À l'hôpital public, une des leçons positives de la crise a été la formidable réactivité et la créativité des équipes médicales et soignantes qui ont (re)pris le pouvoir dans l'urgence, bousculant les habituelles contraintes paperassières et budgétaires.
« La crise a montré que le temps médical était précieux et devait être tout entier tourné vers le soin, résument le Pr Philippe Juvin et le Dr Mathias Wargon, respectivement chefs du service des urgences de l'Hôpital européen Georges-Pompidou (AP-HP) et de l'hôpital de Saint-Denis, dans une tribune au « Monde » datée du 29 avril. Il faut libérer les médecins des tâches administratives ou de celles qui consistent à rechercher pendant des heures des lits pour leurs patients. Des services de soutien à l'hospitalisation doivent remplir cette tâche 24 heures sur 24 et tous les jours. »

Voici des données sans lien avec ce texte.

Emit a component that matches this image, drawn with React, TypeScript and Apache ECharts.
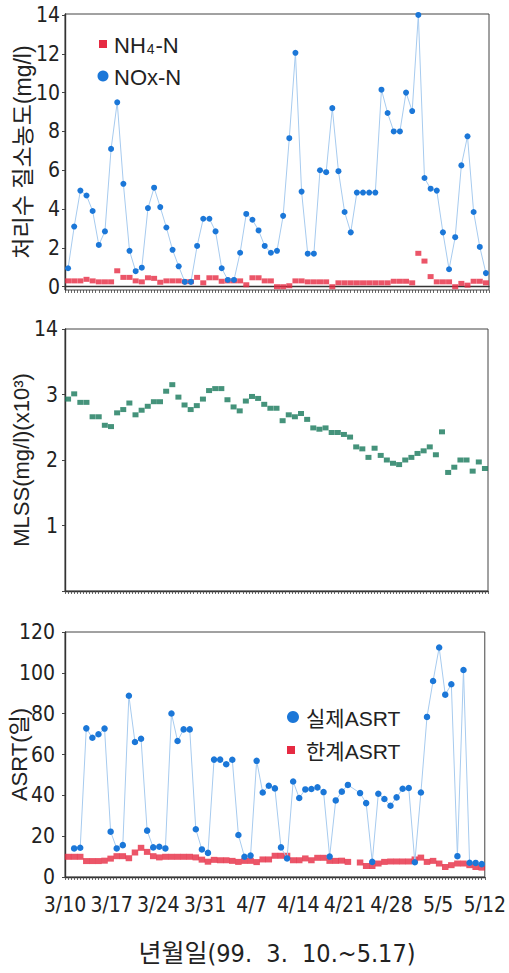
import React, { useEffect, useRef } from 'react';
import * as echarts from 'echarts';

// ---- categories (days 1999-03-10 .. 1999-05-17) ----
const days = [
  '3/10', '3/11', '3/12', '3/13', '3/14', '3/15', '3/16', '3/17', '3/18', '3/19', '3/20', '3/21', '3/22', '3/23',
  '3/24', '3/25', '3/26', '3/27', '3/28', '3/29', '3/30', '3/31',
  '4/1', '4/2', '4/3', '4/4', '4/5', '4/6', '4/7', '4/8', '4/9', '4/10', '4/11', '4/12', '4/13', '4/14', '4/15',
  '4/16', '4/17', '4/18', '4/19', '4/20', '4/21', '4/22', '4/23', '4/24', '4/25', '4/26', '4/27', '4/28', '4/29', '4/30',
  '5/1', '5/2', '5/3', '5/4', '5/5', '5/6', '5/7', '5/8', '5/9', '5/10', '5/11', '5/12', '5/13', '5/14', '5/15', '5/16', '5/17',
];

const dateTickLabels = ['3/10', '3/17', '3/24', '3/31', '4/7', '4/14', '4/21', '4/28', '5/5', '5/12'];
const nitrogenTicks = [0, 2, 4, 6, 8, 10, 12, 14];

// ---- panel 1: effluent nitrogen (mg/l) ----
const nh4 = [
  0.3, 0.3, 0.3, 0.38, 0.3, 0.25, 0.25, 0.25, 0.82, 0.48,
  0.48, 0.3, 0.25, 0.46, 0.43, 0.23, 0.3, 0.3, 0.3, 0.26,
  0.26, 0.48, 0.2, 0.46, 0.46, 0.28, 0.3, 0.3, 0.3, 0.1,
  0.46, 0.46, 0.3, 0.3, 0.0, 0.0, 0.05, 0.3, 0.3, 0.25,
  0.25, 0.25, 0.25, 0.0, 0.2, 0.2, 0.2, 0.2, 0.2, 0.2,
  0.2, 0.2, 0.2, 0.28, 0.28, 0.28, 0.2, 1.72, 1.32, 0.52,
  0.25, 0.25, 0.25, 0.0, 0.17, 0.08, 0.28, 0.28, 0.2,
];
const nox = [
  0.95, 3.1, 4.95, 4.7, 3.9, 2.15, 2.85, 7.1, 9.5, 5.3,
  1.85, 0.8, 0.98, 4.05, 5.1, 4.1, 3.05, 1.9, 1.05, 0.25,
  0.25, 2.1, 3.5, 3.5, 2.85, 0.95, 0.35, 0.35, 1.75, 3.75,
  3.45, 2.9, 2.1, 1.75, 1.85, 3.65, 7.65, 12.05, 4.9, 1.7,
  1.7, 6.0, 5.9, 9.2, 5.95, 3.85, 2.8, 4.85, 4.85, 4.85,
  4.85, 10.15, 8.95, 8.0, 8.0, 10.0, 9.05, 14.0, 5.6, 5.05,
  4.95, 2.8, 0.9, 2.55, 6.25, 7.75, 3.85, 2.05, 0.7,
];

// ---- panel 2: MLSS (x10^3 mg/l) ----
const mlss = [
  2.93, 3.01, 2.88, 2.88, 2.66, 2.66, 2.53, 2.51, 2.72, 2.77,
  2.87, 2.69, 2.76, 2.82, 2.89, 2.89, 3.05, 3.15, 2.96, 2.84,
  2.77, 2.83, 2.93, 3.06, 3.09, 3.09, 2.92, 2.81, 2.75, 2.90,
  2.97, 2.94, 2.85, 2.79, 2.79, 2.60, 2.69, 2.66, 2.71, 2.62,
  2.49, 2.47, 2.49, 2.42, 2.42, 2.39, 2.35, 2.20, 2.17, 2.04,
  2.18, 2.07, 2.00, 1.95, 1.93, 2.00, 2.04, 2.10, 2.14, 2.20,
  2.08, 2.43, 1.81, 1.89, 2.00, 2.00, 1.83, 1.97, 1.87,
];

// ---- panel 3: ASRT (days) ----
const asrtActual = [
  null,
  14.0, 14.3, 72.8, 68.2, 69.9, 72.7, 22.2, 14.0, 15.6, 88.8,
  66.1, 67.7, 22.7, 14.5, 14.8, 14.0, 80.1, 66.6, 72.3, 72.3,
  23.4, 13.5, 11.8, 57.5, 57.5, 55.2, 57.4, 20.6, 9.9, 10.5,
  56.9, 41.4, 44.7, 43.4, 14.5, 9.1, 46.8, 38.7, 42.9, 43.1,
  43.9, 41.6, 10.0, 37.5, 41.8, 45.1, null, 41.1, 36.2, 7.4,
  40.8, 38.2, 34.9, 39.0, 43.2, 43.6, 7.2, 41.4, 78.4, 96.0,
  112.4, 89.3, 94.4, 10.2, 101.4, 7.0, 6.9, 6.3,
];
const asrtLimit = [
  9.9, 9.9, 9.9, 7.8, 7.8, 7.8, 8.0, 9.0, 10.2, 10.2,
  9.2, 12.0, 14.3, 12.3, 10.2, 9.6, 9.9, 9.9, 9.9, 9.9,
  9.9, 9.6, 8.5, 7.5, 8.4, 8.2, 8.2, 7.9, 7.4, 7.9,
  7.9, 7.3, 8.6, 8.6, 10.4, 10.4, 10.4, 8.2, 8.2, 9.1,
  8.2, 9.4, 9.4, 7.9, 7.9, 8.0, 7.4, null, 7.1, 5.4,
  5.4, 6.6, 7.4, 7.6, 7.6, 7.6, 7.6, 8.6, 9.5, 7.4,
  7.9, 6.6, 4.9, 5.8, 6.6, 6.6, 5.8, 4.9, 4.6,
];

const NARROW = "'Liberation Sans Narrow', 'Arial Narrow', 'DejaVu Sans Condensed', sans-serif";
const SANS = "'Liberation Sans', Arial, 'Noto Sans CJK KR', sans-serif";
const INK = '#222';
const BLUE = '#1b77d8';
const BLUE_LINE = '#a7cbef';
const RED = '#e62a42';
const GREEN = '#17785a';

function dayAxis(g: number) {
  return {
    type: 'category', gridIndex: g, position: 'bottom', data: days, boundaryGap: true,
    axisLine: { show: true, lineStyle: { color: '#333', width: 1.4 } },
    axisTick: { show: false }, axisLabel: { show: false }, splitLine: { show: false },
  };
}
function tickAxis(g: number) {
  return {
    type: 'value', gridIndex: g, position: 'bottom', min: 0, max: 138, interval: 1,
    axisLine: { show: false },
    axisTick: { show: true, length: 3, lineStyle: { color: '#444', width: 0.8 } },
    axisLabel: { show: false }, splitLine: { show: false },
  };
}

export default function App() {
  const ref = useRef<HTMLDivElement>(null);
  useEffect(() => {
    if (!ref.current) return;
    const chart = echarts.init(ref.current, undefined, { renderer: 'svg' });
    const gridBase = { show: true, borderColor: '#444', borderWidth: 1, backgroundColor: 'transparent' };
    const yAxisCommon = {
      type: 'value', position: 'left',
      axisLine: { show: true, lineStyle: { color: '#333', width: 1.4 } },
      axisTick: { show: true, length: 3, lineStyle: { color: '#444' } },
      splitLine: { show: false },
      nameLocation: 'middle',
      nameRotate: 90,
      nameMoveOverlap: false,
      nameTextStyle: { fontFamily: SANS, fontSize: 22, color: INK },
    };
    chart.setOption({
      animation: false,
      backgroundColor: '#fff',
      grid: [
        { ...gridBase, left: 65, top: 14, width: 424, height: 276 },
        { ...gridBase, left: 65, top: 329, width: 423, height: 262 },
        { ...gridBase, left: 64, top: 632, width: 423, height: 245 },
      ],
      xAxis: [
        dayAxis(0), tickAxis(0),
        dayAxis(1), tickAxis(1),
        dayAxis(2), tickAxis(2),
        {
          type: 'category', gridIndex: 2, position: 'bottom', data: dateTickLabels, boundaryGap: false,
          axisLine: { show: false }, axisTick: { show: false }, splitLine: { show: false },
          axisLabel: { interval: 0, fontFamily: NARROW, fontSize: 21, color: INK, margin: 17 },
        },
      ],
      yAxis: [
        {
          ...yAxisCommon, gridIndex: 0, min: -0.17, max: 14.05,
          axisTick: { show: true, length: 3, customValues: nitrogenTicks, lineStyle: { color: '#444' } },
          axisLabel: { customValues: nitrogenTicks, fontFamily: NARROW, fontSize: 21, color: INK, margin: 5 },
          name: '처리수 질소농도(mg/l)', nameGap: 31,
          nameTextStyle: { fontFamily: SANS, fontSize: 23, color: INK },
        },
        {
          ...yAxisCommon, gridIndex: 1, min: 0, max: 4, interval: 1,
          axisLabel: {
            fontFamily: NARROW, fontSize: 21, color: INK, margin: 7,
            formatter: (v: number) => (v === 0 ? '' : v === 4 ? '14' : String(v)),
          },
          name: 'MLSS(mg/l)(x10³)', nameGap: 33,
        },
        {
          ...yAxisCommon, gridIndex: 2, min: 0, max: 120, interval: 20,
          axisLabel: { fontFamily: NARROW, fontSize: 21, color: INK, margin: 10 },
          name: 'ASRT(일)', nameGap: 35,
        },
      ],
      series: [
        {
          name: 'NH4-N', type: 'scatter', xAxisIndex: 0, yAxisIndex: 0, data: nh4,
          symbol: 'rect', symbolSize: [6, 5], itemStyle: { color: RED }, z: 2,
        },
        {
          name: 'NOx-N', type: 'line', xAxisIndex: 0, yAxisIndex: 0, data: nox,
          symbol: 'circle', symbolSize: 6, showSymbol: true, showAllSymbol: true,
          itemStyle: { color: BLUE }, lineStyle: { color: BLUE_LINE, width: 1 }, z: 3,
        },
        {
          name: 'MLSS', type: 'scatter', xAxisIndex: 2, yAxisIndex: 1, data: mlss,
          symbol: 'rect', symbolSize: [6, 5], itemStyle: { color: GREEN },
        },
        {
          name: '한계ASRT', type: 'scatter', xAxisIndex: 4, yAxisIndex: 2, data: asrtLimit,
          symbol: 'rect', symbolSize: [6.5, 6], itemStyle: { color: RED }, z: 2,
        },
        {
          name: '실제ASRT', type: 'line', xAxisIndex: 4, yAxisIndex: 2, data: asrtActual,
          connectNulls: true, symbol: 'circle', symbolSize: 6.5, showSymbol: true, showAllSymbol: true,
          itemStyle: { color: BLUE }, lineStyle: { color: BLUE_LINE, width: 1 }, z: 3,
        },
      ],
      graphic: [
        { type: 'rect', shape: { x: 99, y: 40, width: 8, height: 8 }, style: { fill: RED } },
        {
          type: 'text', x: 114, y: 45,
          style: {
            text: '{n|NH}{s|4}{n|-N}', verticalAlign: 'middle', fill: INK,
            rich: {
              n: { fontFamily: SANS, fontSize: 22, fill: INK },
              s: { fontFamily: SANS, fontSize: 14, fill: INK, verticalAlign: 'bottom', padding: [8, 1, 0, 1] },
            },
          },
        },
        { type: 'circle', shape: { cx: 103, cy: 76, r: 5.5 }, style: { fill: BLUE } },
        {
          type: 'text', x: 114, y: 77,
          style: { text: 'NOx-N', fontFamily: SANS, fontSize: 22, fill: INK, verticalAlign: 'middle' },
        },
        { type: 'circle', shape: { cx: 293, cy: 717, r: 6 }, style: { fill: BLUE } },
        {
          type: 'text', x: 306, y: 718,
          style: { text: '실제ASRT', fontFamily: SANS, fontSize: 21, fill: INK, verticalAlign: 'middle' },
        },
        { type: 'rect', shape: { x: 287, y: 746, width: 8, height: 8 }, style: { fill: RED } },
        {
          type: 'text', x: 306, y: 751,
          style: { text: '한계ASRT', fontFamily: SANS, fontSize: 21, fill: INK, verticalAlign: 'middle' },
        },
        {
          type: 'text', x: 277, y: 953,
          style: {
            text: '년월일(99.  3.  10.~5.17)', fontFamily: NARROW + ", 'Noto Sans CJK KR'", fontSize: 25,
            fill: INK, align: 'center', verticalAlign: 'middle',
          },
        },
      ],
    });
    return () => chart.dispose();
  }, []);
  return <div ref={ref} style={{ position: 'absolute', left: 0, top: 0, width: 509, height: 973, background: '#fff' }} />;
}
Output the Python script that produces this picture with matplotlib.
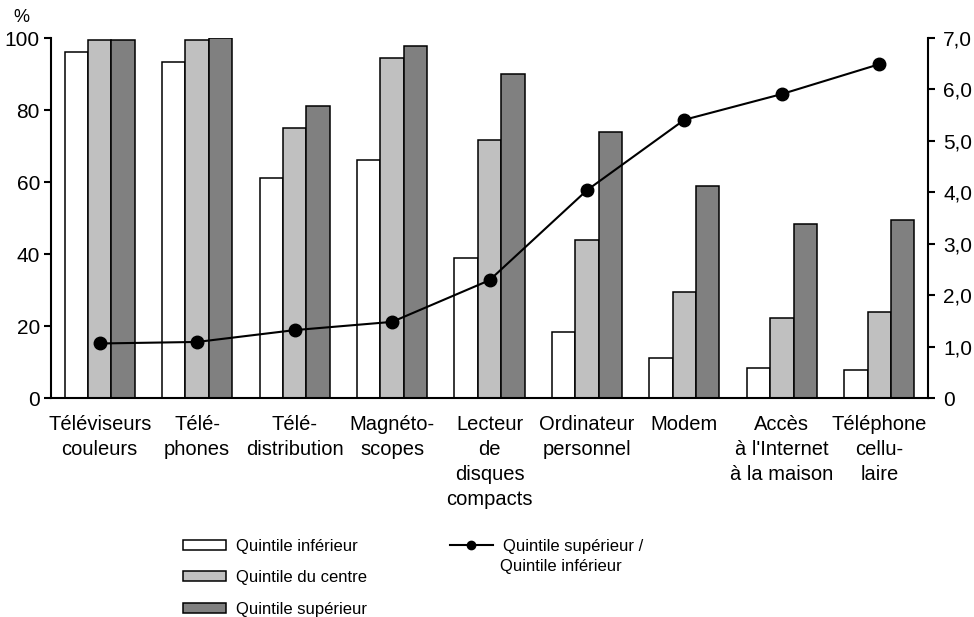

De fait, c'est cette liberté rendue aux équipes soignantes, couplée au système D, qui aura permis de tenir en reconfigurant des services entiers en unités Covid, en doublant le nombre de lits de réa et en organisant en quelques jours seulement de nouveaux parcours adaptés à l'épidémie. Autant d'évolutions impensables auparavant. « Durant cette pandémie, le fonctionnement de l'hôpital a enfin retrouvé une logique et une autonomie médicales, saluent, dans une tribune au « Figaro » datée du 4 mai, 20 médecins hospitaliers, dont les infectiologues Éric Caumes (La Pitié-Salpêtrière) et Karine Lacombe (Saint-Antoine), le pédiatre et patron de la CME de l'AP-HP Rémi Salomon (Necker) et le psychiatre Bernard Granger (Cochin). Le service de soin est redevenu la structure essentielle. Chacun a retrouvé le sens de son métier : les soignants ont soigné et l'administration les a aidés à soigner. » Ces praticiens exhortent le gouvernement à libérer l'hôpital du « fléau bureaucratique », à en finir aussi avec les « demandes inutiles de reporting, codages et autres rapports ! »
Au front dans cette bataille, les équipes médicales ont redécouvert chaque jour les vertus du principe de subsidiarité qui permet à l'échelon du terrain de reprendre la main en situation d'urgence sanitaire, sans attendre les instructions des ARS ou du ministère.
C'est finalement la médicalisation de la gouvernance hospitalière qui est questionnée, sans attendre les travaux promis par le gouvernement. « Cette crise a vu émerger des directeurs médicaux, qui ont su amener les structures à s'adapter à une situation mouvante, là où l'organisation habituelle était paralysante. Ceux-ci doivent être pérennisés », plaident déjà les urgentistes Philippe Juvin et Mathias Wargon, pour qui l'épidémie a eu le mérite de « rappel[er] la vertu des circuits courts de décision ».